The activities of users of Twitter and other social media services were recorded and analysed as part of a major project funded by the US military, in a program that covers ground similar to Facebook’s controversial experiment into how to control emotions by manipulating news feeds.
Research funded directly or indirectly by the US Department of Defense’s military research department, known as Darpa, has involved users of some of the internet’s largest destinations, including Facebook, Twitter, Pinterest and Kickstarter, for studies of social connections and how messages spread.
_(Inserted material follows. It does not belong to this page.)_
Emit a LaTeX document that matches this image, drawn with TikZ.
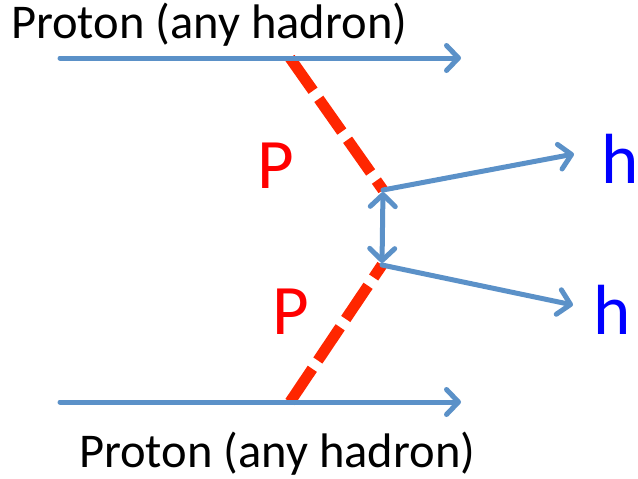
\documentclass[tikz,border=0pt]{standalone}
\usepackage{fontspec}
\setmainfont{Carlito}
\usepackage{tikz}
\usetikzlibrary{arrows.meta, positioning}

\definecolor{beamblue}{RGB}{91,145,200}
\definecolor{pomred}{RGB}{255,38,0}

\begin{document}
\begin{tikzpicture}[x=1pt, y=-1pt,
    beam/.style={draw=beamblue, line width=5pt, line cap=round, line join=round,
        -{Straight Barb[length=12pt, width=25pt, line cap=round, line join=round]}},
    pomeron/.style={draw=pomred, line width=11pt, dash pattern=on 40pt off 10pt},
    label/.style={inner sep=0pt, anchor=base west, font=\fontsize{48.5}{56}\selectfont},
    pom/.style={inner sep=0pt, anchor=base, text=red, font=\fontsize{71}{80}\selectfont},
    had/.style={inner sep=0pt, anchor=base, text=blue, font=\fontsize{71}{80}\selectfont}
]
    \useasboundingbox (0,0) rectangle (638,479);

    % beams
    \coordinate (topin) at (60,58);
    \coordinate (topout) at (461,58);
    \coordinate (botin) at (60,402);
    \coordinate (botout) at (461,402);
    \coordinate (topvx) at (290,58);
    \coordinate (botvx) at (290,402);

    % central vertices
    \coordinate (upvx) at (383,190);
    \coordinate (lowvx) at (382,265);
    \coordinate (uph) at (574,154);
    \coordinate (lowh) at (573,305);

    \node[label] (toptext) at (11,38) {Proton (any hadron)};
    \node[label] (bottext) at (79,467) {Proton (any hadron)};
    \node[pom] (pomup) at (276,188) {P};
    \node[pom] (pomlow) at (291,334) {P};
    \node[had] (hup) at (620,183) {h};
    \node[had] (hlow) at (612,334) {h};

    \draw[pomeron] (topvx) -- (upvx);
    \draw[pomeron] (botvx) -- (lowvx);

    \draw[beam] (topin) -- (topout);
    \draw[beam] (botin) -- (botout);
    \draw[beam] (upvx) -- (uph);
    \draw[beam] (lowvx) -- (lowh);
    \draw[beam, {Straight Barb[length=12pt, width=25pt, line cap=round, line join=round]}-{Straight Barb[length=12pt, width=25pt, line cap=round, line join=round]}, shorten <=2pt, shorten >=2pt] (upvx) -- (lowvx);
\end{tikzpicture}
\end{document}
It should not surprise us that social media is heavily researched. It is exactly like research on our brain’s perception of body language, voice tone, eye contact, the speaker’s proximity and so on. Other research topics include our perception within groups and how it affects our emotions or decisions. I do not hear many rebel against these. They are however used by politicians to convince us or to give us a sense of confidence, same for advertisers. HR managers resort to them during job interviews to gauge certain aspects of our personalities too. It would be a shame to leave social media out of research and forgo a possibility to understand ourselves better.
It seems also natural for governments to study how misinformation spreads, how others use social media to spread their message, etc. It looks a lot like the traditional work of a Minister of Defence.
I think what shocks people is realising that algorithms are not as neutral as they thought, that they can be factored to display a certain reality and that these studies can now use real-world information instead of recreating representative study groups.